(Problem statement):
Repeat everything from the first line of the listing below through the line that contains "plt.rcParams['axes.unicode_minus'] = False", exactly. Leave out pictures.

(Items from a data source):
..........

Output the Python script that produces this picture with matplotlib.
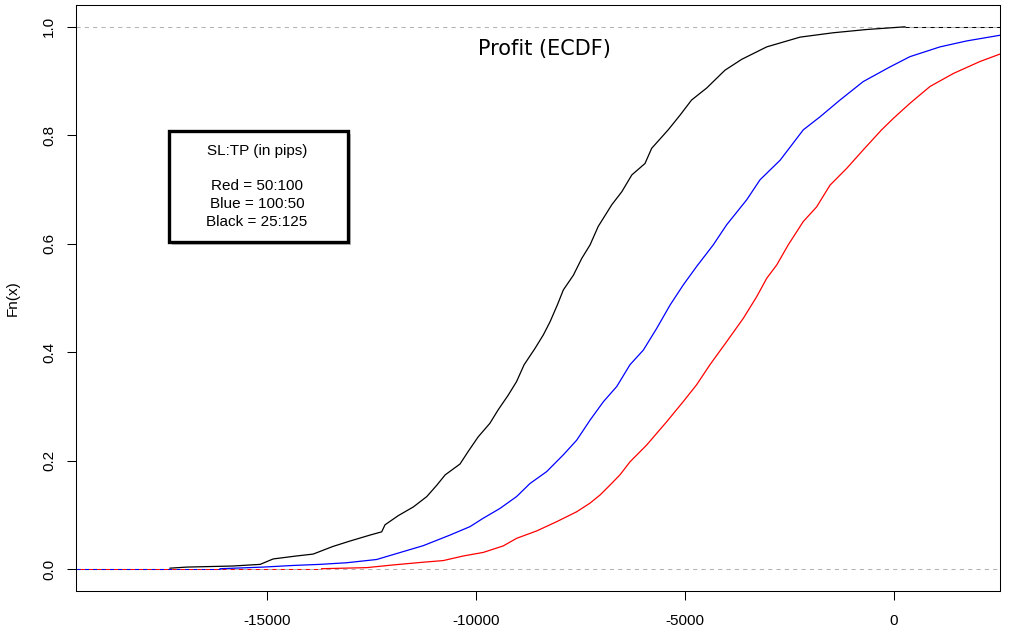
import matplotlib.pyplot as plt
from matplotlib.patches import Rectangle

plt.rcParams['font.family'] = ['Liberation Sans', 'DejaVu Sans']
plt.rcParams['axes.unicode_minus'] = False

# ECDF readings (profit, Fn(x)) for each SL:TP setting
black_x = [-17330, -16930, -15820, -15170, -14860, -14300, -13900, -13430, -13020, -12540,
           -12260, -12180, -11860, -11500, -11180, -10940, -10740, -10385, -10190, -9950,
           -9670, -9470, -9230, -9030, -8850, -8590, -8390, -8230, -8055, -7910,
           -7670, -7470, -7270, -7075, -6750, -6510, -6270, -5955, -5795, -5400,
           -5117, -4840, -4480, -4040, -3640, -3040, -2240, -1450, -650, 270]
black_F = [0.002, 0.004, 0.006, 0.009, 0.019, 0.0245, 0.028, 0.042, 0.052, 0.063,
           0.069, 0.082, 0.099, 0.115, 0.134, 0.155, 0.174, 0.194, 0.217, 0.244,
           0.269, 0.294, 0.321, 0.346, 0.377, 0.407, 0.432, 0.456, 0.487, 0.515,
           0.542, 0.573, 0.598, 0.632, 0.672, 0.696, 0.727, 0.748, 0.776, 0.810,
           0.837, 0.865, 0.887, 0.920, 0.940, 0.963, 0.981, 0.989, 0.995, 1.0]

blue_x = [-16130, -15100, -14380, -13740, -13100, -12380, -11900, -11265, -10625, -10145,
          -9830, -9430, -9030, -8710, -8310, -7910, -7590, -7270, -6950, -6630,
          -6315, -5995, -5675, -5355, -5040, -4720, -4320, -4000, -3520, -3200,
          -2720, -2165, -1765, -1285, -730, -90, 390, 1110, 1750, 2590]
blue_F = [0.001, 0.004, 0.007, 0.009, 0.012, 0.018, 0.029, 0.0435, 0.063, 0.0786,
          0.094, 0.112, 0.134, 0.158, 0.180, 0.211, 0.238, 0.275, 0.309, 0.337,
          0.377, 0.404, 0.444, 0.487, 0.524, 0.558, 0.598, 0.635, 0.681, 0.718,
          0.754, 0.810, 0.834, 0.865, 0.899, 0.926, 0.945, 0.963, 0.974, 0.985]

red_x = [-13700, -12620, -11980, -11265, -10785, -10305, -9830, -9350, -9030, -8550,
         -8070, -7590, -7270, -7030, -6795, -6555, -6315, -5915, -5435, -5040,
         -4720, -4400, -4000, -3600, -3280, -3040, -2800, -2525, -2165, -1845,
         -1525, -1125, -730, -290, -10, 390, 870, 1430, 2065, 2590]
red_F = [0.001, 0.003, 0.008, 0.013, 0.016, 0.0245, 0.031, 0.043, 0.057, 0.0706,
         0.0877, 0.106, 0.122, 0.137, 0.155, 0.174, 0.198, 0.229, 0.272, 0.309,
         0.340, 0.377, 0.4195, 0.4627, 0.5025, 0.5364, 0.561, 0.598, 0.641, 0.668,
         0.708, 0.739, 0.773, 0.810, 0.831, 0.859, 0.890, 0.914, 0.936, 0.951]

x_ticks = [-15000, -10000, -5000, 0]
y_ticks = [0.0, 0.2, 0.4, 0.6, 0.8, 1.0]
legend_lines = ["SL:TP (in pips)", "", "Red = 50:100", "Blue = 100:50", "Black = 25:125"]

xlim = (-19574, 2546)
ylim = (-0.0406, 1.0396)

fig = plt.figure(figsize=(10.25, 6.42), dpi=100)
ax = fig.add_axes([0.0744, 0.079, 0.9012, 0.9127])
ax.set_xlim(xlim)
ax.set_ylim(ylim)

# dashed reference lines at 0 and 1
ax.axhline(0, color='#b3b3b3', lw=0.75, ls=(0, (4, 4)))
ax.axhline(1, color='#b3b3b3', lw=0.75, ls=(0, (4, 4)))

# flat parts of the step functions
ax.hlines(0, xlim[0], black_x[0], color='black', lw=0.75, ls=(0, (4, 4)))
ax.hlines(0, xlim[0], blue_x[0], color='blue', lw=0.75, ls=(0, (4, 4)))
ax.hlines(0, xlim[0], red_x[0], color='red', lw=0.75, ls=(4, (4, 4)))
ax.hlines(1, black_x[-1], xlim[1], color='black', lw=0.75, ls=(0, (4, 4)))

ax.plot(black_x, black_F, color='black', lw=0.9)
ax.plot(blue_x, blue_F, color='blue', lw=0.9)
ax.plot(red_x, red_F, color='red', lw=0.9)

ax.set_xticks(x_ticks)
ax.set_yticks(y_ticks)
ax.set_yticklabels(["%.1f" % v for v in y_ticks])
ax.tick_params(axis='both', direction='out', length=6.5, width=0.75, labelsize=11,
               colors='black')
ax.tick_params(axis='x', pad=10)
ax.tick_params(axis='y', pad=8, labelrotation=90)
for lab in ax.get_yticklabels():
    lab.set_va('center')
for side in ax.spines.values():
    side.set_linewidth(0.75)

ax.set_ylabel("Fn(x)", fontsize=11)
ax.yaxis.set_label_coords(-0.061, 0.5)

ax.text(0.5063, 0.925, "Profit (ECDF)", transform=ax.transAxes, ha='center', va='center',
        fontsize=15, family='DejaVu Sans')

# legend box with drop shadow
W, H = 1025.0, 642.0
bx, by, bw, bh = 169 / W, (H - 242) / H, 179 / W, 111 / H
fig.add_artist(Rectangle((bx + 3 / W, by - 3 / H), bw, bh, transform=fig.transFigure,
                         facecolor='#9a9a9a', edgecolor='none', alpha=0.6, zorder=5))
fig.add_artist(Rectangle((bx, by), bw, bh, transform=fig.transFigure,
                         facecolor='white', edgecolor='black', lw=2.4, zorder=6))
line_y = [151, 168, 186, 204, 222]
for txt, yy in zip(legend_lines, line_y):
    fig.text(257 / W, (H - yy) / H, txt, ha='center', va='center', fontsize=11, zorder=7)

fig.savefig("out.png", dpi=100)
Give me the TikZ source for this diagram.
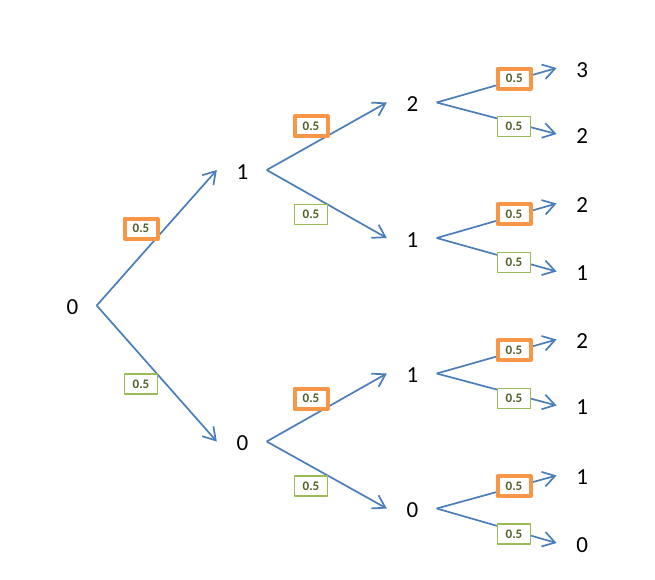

..........

(Task response):
Output the Python script that produces this picture with matplotlib.
import matplotlib.pyplot as plt
from matplotlib.patches import Rectangle

plt.rcParams['font.family'] = ['Liberation Sans', 'DejaVu Sans']
plt.rcParams['axes.unicode_minus'] = False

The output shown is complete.